The narrative of planned obsolescence is nuanced. It is rarely a malicious "kill switch." It is the natural outcome of optimizing a product for thrilling initial performance (fast charging, peak processing speed) at the expense of long-term endurance. A battery degraded to 80% capacity after 18-24 months creates a tangible pain point: the phone no longer lasts a full day. This pain point is a powerful upgrade catalyst. The company didn't break your phone; they sold you a experience that inherently consumed its future.
Therefore, your charging strategy defines your device's lifespan. If you treat your phone as a disposable tool to be replaced every two years, fast charge freely. The convenience outweighs the hidden cost. If you aim to keep a device for three, four, or more years, you must become a battery conservationist.
The evidence-based prescription is clear:
1. Prioritize Slow, Cool Charging for Overnight: Use an old, low-wattage (5W-10W) charger or a standard wireless pad overnight. Speed is irrelevant for 8 hours.

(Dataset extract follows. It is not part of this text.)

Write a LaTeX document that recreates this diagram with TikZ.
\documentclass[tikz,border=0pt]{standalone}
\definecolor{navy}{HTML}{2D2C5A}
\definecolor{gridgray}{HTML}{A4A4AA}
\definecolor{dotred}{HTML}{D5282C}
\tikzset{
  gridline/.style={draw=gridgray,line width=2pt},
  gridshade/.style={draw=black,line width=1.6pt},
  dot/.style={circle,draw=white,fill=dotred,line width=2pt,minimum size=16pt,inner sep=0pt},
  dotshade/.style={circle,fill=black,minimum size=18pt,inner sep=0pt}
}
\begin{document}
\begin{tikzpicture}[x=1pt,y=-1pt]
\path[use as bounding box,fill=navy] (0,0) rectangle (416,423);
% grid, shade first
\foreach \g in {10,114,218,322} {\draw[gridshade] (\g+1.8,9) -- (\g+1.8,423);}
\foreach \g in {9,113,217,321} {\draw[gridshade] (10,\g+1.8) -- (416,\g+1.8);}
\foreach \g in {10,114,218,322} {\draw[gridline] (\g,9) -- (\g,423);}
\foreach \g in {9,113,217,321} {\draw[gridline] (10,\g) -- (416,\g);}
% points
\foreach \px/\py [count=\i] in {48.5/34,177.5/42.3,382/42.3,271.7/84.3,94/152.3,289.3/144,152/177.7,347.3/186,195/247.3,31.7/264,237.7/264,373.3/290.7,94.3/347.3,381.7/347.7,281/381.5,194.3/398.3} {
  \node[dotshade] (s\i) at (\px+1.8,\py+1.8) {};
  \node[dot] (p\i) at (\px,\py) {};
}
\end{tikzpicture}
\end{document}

2. Use Fast Charging Strategically: Reserve your 20W+ charger for true emergencies when you need 50% power in 20 minutes. Unplug once you have enough.
3. Avoid the Extremes: Try to keep your battery between 20% and 80% for daily cycling. Avoid letting it hit 0% or sit at 100% for extended periods.
4. Manage Heat: Never fast charge while gaming or using GPS. Remove the case if the phone feels warm during charging.
The math is clear: the faster you fill the tank, the more wear you incur on the pump. Fast charging is a phenomenal feature for moments of crisis. Adopting it as your default, daily habit is a pact with planned decay. You are trading the long-term health of a $1,000 device for the daily convenience of 15 saved minutes. The winning move is to reject this forced choice. Use the right tool for the right job. Let slow charging preserve your battery's future, and let fast charging save your present when it truly must. Your phone's longevity is less about the silicon inside it and more about the electricity and heat you choose to feed it.